Fig 10. The rule of Gold

Remember: fully verified, well tested, well written logic is pure re-usable gold in this business. Do the job right the first time, and you’ll reap dividends for years to come.

Today’s story

A client recently called me to ask if I could modify an IP I had written so that it would be responsive on an APB slave input with a different clock frequency from the one the rest of the device model used.

The update required inserting an APB cross clock domain bridge into the IP. This wasn’t hard, since I’d built (and formally verified) such a bridge two months prior–I just needed to connect the wires and do a bit of signal renaming for the case when the bridge wasn’t required.

That was the easy part.

But, how shall this new capability be tested? It would need an updated test script and more.

Thankfully, this was also easy.

Because I had built the top level simulation construct using parameters, which could easily be overridden by the test driver, the test suite was easy to update: I just had to set an asynchronous clock parameter, create a new parameter for the clock speed, adjust the clock speed itself, and away I went. Thankfully, I had already (over time) gotten rid of any inappropriate delays, so the update went smoothly.
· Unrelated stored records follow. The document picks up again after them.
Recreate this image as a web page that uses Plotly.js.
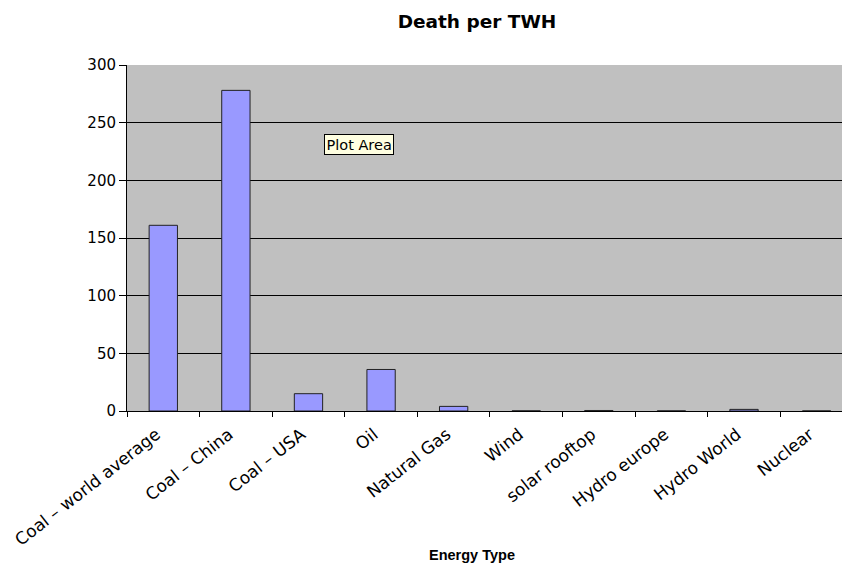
<!DOCTYPE html>
<html>
<head>
<meta charset="utf-8">
<script src="https://cdn.plot.ly/plotly-3.0.1.min.js"></script>
<style>html,body{margin:0;padding:0;background:#fff;}#chart{width:842px;height:570px;}</style>
</head>
<body>
<div id="chart"></div>
<script>
const categories = ["Coal – world average", "Coal – China", "Coal – USA", "Oil", "Natural Gas", "Wind", "solar rooftop", "Hydro europe", "Hydro World", "Nuclear"];
const deaths = [161, 278, 15, 36, 4, 0.15, 0.44, 0.1, 1.4, 0.04];
const yTicks = [0, 50, 100, 150, 200, 250, 300];

const trace = {
  type: "bar",
  x: categories,
  y: deaths,
  width: 0.39,
  marker: {color: "#9999FF", line: {color: "#222222", width: 1}},
  hoverinfo: "x+y"
};

const layout = {
  width: 842,
  height: 570,
  margin: {l: 127, r: 0, t: 65, b: 159, pad: 0},
  paper_bgcolor: "#FFFFFF",
  plot_bgcolor: "#C0C0C0",
  showlegend: false,
  font: {family: "DejaVu Sans, sans-serif", color: "#000", size: 13},
  title: {
    text: "<b>Death per TWH</b>",
    font: {family: "DejaVu Sans, sans-serif", size: 18.5, color: "#000"},
    x: 477/842, xref: "container", xanchor: "center",
    y: 1 - 22/570, yref: "container", yanchor: "middle"
  },
  xaxis: {
    type: "category",
    range: [-0.5, 9.35],
    tickson: "boundaries",
    ticks: "outside",
    ticklen: 5,
    tickcolor: "#000",
    tickangle: -38,
    ticklabelshift: -7,
    ticklabelstandoff: 6,
    tickfont: {family: "DejaVu Sans, sans-serif", size: 17},
    showline: true,
    linecolor: "#000",
    linewidth: 1,
    showgrid: false,
    automargin: false
  },
  yaxis: {
    range: [0, 300],
    tickvals: yTicks,
    ticks: "outside",
    ticklen: 7,
    tickcolor: "#000",
    tickfont: {family: "DejaVu Sans, sans-serif", size: 15},
    showline: true,
    linecolor: "#000",
    linewidth: 1,
    showgrid: true,
    gridcolor: "#000",
    gridwidth: 1,
    zeroline: false,
    automargin: false
  },
  annotations: [{
    text: "Plot Area",
    xref: "paper", yref: "paper",
    x: (324 - 127) / 715, y: (411 - 134) / 346,
    xanchor: "left", yanchor: "top",
    showarrow: false,
    bgcolor: "#FFFFE1",
    bordercolor: "#000",
    borderwidth: 1,
    borderpad: 1.5,
    font: {family: "DejaVu Sans, sans-serif", size: 14.5, color: "#000"}
  }, {
    text: "<b>Energy Type</b>",
    xref: "paper", yref: "paper",
    x: (472 - 127) / 715, y: -(555 - 411) / 346,
    xanchor: "center", yanchor: "middle",
    showarrow: false,
    font: {family: "Liberation Sans, Arial, sans-serif", size: 14.5, color: "#000"}
  }]
};

Plotly.newPlot("chart", [trace], layout, {displayModeBar: false, responsive: false});
</script>
</body>
</html>
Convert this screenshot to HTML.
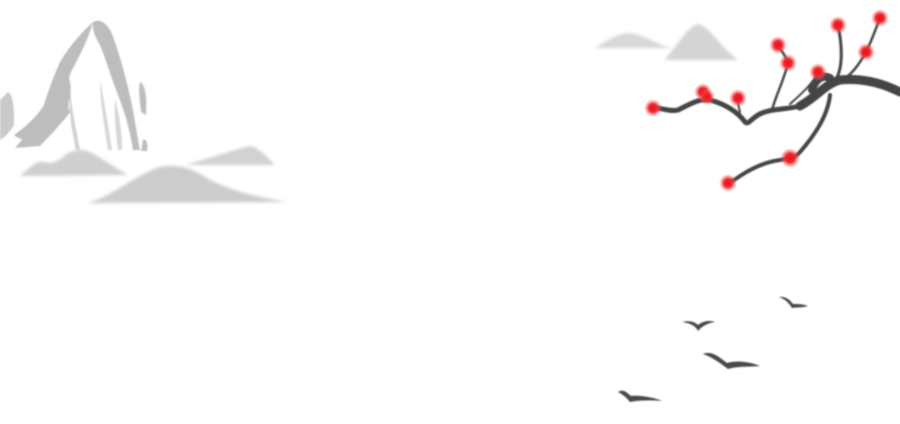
<!DOCTYPE html>
<html><head><meta charset="utf-8"><style>html,body{margin:0;padding:0;background:#fff;width:900px;height:424px;overflow:hidden}</style></head>
<body>
<svg width="900" height="424" viewBox="0 0 900 424" xmlns="http://www.w3.org/2000/svg">
<defs>
<filter id="b1"><feGaussianBlur stdDeviation="0.8"/></filter>
<filter id="b2"><feGaussianBlur stdDeviation="1.5"/></filter>
<radialGradient id="fl"><stop offset="0" stop-color="#e8101a"/><stop offset="0.45" stop-color="#ee2a30"/><stop offset="1" stop-color="#f66" stop-opacity="0"/></radialGradient>
</defs>
<!-- left big mountain -->
<g fill="#bdbdbd" filter="url(#b1)">
<path d="M93,22 C100,18 108,24 112,34 C120,55 128,85 133,110 C136,128 138,140 140,150 L133,150 C130,130 124,110 118,95 C112,80 106,60 100,45 C96,38 92,32 93,22Z"/>
<path d="M93,22 C84,30 70,45 60,62 C52,80 45,100 40,118 C30,130 22,140 15,148 L40,146 C50,135 62,125 68,110 C70,95 66,80 72,70 C80,55 88,40 93,22Z"/>
<path d="M60,62 C55,75 48,90 44,108 L52,112 C56,95 60,80 66,70Z"/>
<path d="M44,105 C36,118 24,128 14,135 C20,140 30,142 40,140 C52,132 62,124 70,112 C66,100 58,96 44,105Z"/>
<path d="M62,75 C70,72 72,85 70,100 L64,104 C62,92 60,82 62,75Z"/>
<path d="M140,82 C146,85 147,100 146,115 L141,112 C140,100 138,90 140,82Z"/>
<path d="M143,140 C147,138 148,145 147,151 L141,151Z"/>
<path d="M8,92 C14,96 14,110 14,125 C10,132 4,138 0,140 L0,100Z" opacity="0.8"/>
<path d="M70,90 C72,110 76,130 80,150 L76,150 C72,130 68,110 70,90Z" opacity="0.7"/>
<path d="M100,80 C104,100 108,125 112,150 L108,150 C104,125 100,100 100,80Z" opacity="0.6"/>
<path d="M115,100 C120,115 122,135 122,150 L118,150 C116,135 114,115 115,100Z" opacity="0.6"/>
</g>
<!-- hills -->
<g filter="url(#b2)">
<path d="M20,176 C30,168 36,160 44,162 C52,164 56,162 62,158 C70,150 80,148 90,152 C105,160 115,168 128,175Z" fill="#cfcfcf"/>
<path d="M185,165 C205,160 225,152 250,146 C260,148 268,158 275,165Z" fill="#d2d2d2"/>
<path d="M88,203 C115,195 135,175 160,167 C180,163 195,170 210,180 C235,192 260,198 288,202Z" fill="#cccccc"/>
<path d="M595,48 C605,42 615,34 630,33 C645,35 655,44 672,48Z" fill="#d8d8d8"/>
<path d="M664,60 C675,50 684,30 697,24 C710,26 718,45 738,60Z" fill="#d4d4d4"/>
</g>
<!-- branch -->
<g stroke="#444" fill="none" stroke-linecap="round" filter="url(#b1)">
<path d="M900,92 C880,82 860,78 840,80 C825,84 815,100 800,106 C785,110 770,108 758,115 C750,120 748,125 745,122 C738,112 725,104 710,100 C700,98 690,104 678,110 C670,112 662,108 655,108" stroke-width="5"/>
<path d="M900,92 C880,82 860,78 840,80 C825,84 818,96 800,106" stroke-width="9"/>
<path d="M830,78 C822,74 815,80 812,90" stroke-width="8"/>
<path d="M830,95 C828,115 815,135 800,152 C795,158 790,158 780,160 C765,162 752,168 740,176 C735,180 730,182 728,183" stroke-width="4"/>
<path d="M772,110 C776,95 784,80 788,63 C786,55 780,50 778,45" stroke-width="2.5"/>
<path d="M830,84 C840,80 845,60 838,25" stroke-width="3"/>
<path d="M848,76 C855,70 860,63 866,52 C872,40 876,28 880,18" stroke-width="2.5"/>
<path d="M790,104 C800,95 812,85 818,72" stroke-width="2"/>
<path d="M740,112 C738,106 738,100 738,98" stroke-width="2"/>
<path d="M703,92 L710,100" stroke-width="2"/>
</g>
<g fill="url(#fl)">
<circle cx="653" cy="108" r="9"/><circle cx="703" cy="92" r="9"/><circle cx="707" cy="97" r="8"/>
<circle cx="738" cy="98" r="9"/><circle cx="778" cy="45" r="9"/><circle cx="788" cy="63" r="9"/>
<circle cx="818" cy="72" r="9"/><circle cx="838" cy="25" r="9"/><circle cx="866" cy="52" r="9"/>
<circle cx="880" cy="18" r="9"/><circle cx="790" cy="158" r="10"/><circle cx="728" cy="183" r="9"/>
</g>
<!-- birds -->
<g fill="#4a4a4a" filter="url(#b1)">
<path d="M779,297 C786,296 790,300 793,304 C798,304 803,304 808,306 C802,308 796,307 792,308 C789,303 785,299 779,297Z"/>
<path d="M682,322 C690,320 695,322 698,325 C703,321 709,320 715,322 C708,323 702,326 698,331 C696,326 690,323 682,322Z"/>
<path d="M703,354 C712,350 720,358 727,363 C738,360 750,362 760,366 C750,367 738,366 728,369 C720,363 712,357 703,354Z"/>
<path d="M618,392 C624,388 628,394 631,396 C642,395 655,398 662,401 C652,400 640,400 630,402 C626,397 622,394 618,392Z"/>
</g>
</svg>
</body></html>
Smoothly? Indeed, the whole update took less than a half an hour. (This doesn’t include the time it took to originally build and verify a generic APB cross-clock domain bridge.)

… and that’s what you would hope for from well written logic.

Well, okay, it’s not all roses–I still have to go back and update the user guide, update the repository, increment the IP version, update the change log, and then bill for the task. Those tasks will take longer than the actual update, but such is the business we are in.


Let’s face it, this article is a rant. I know it. Perhaps you’ll learn something from it. Perhaps I’ll learn something from any debate that will ensue. (Feel free to comment on Reddit …)

Yes, I charge by the hour. Yes, messes like these will keep me gainfully employed and my family well fed for years to come. However, I’d rather charge for doing the useful work of adding new capabilities to a design rather than fixing up someone else’s mess.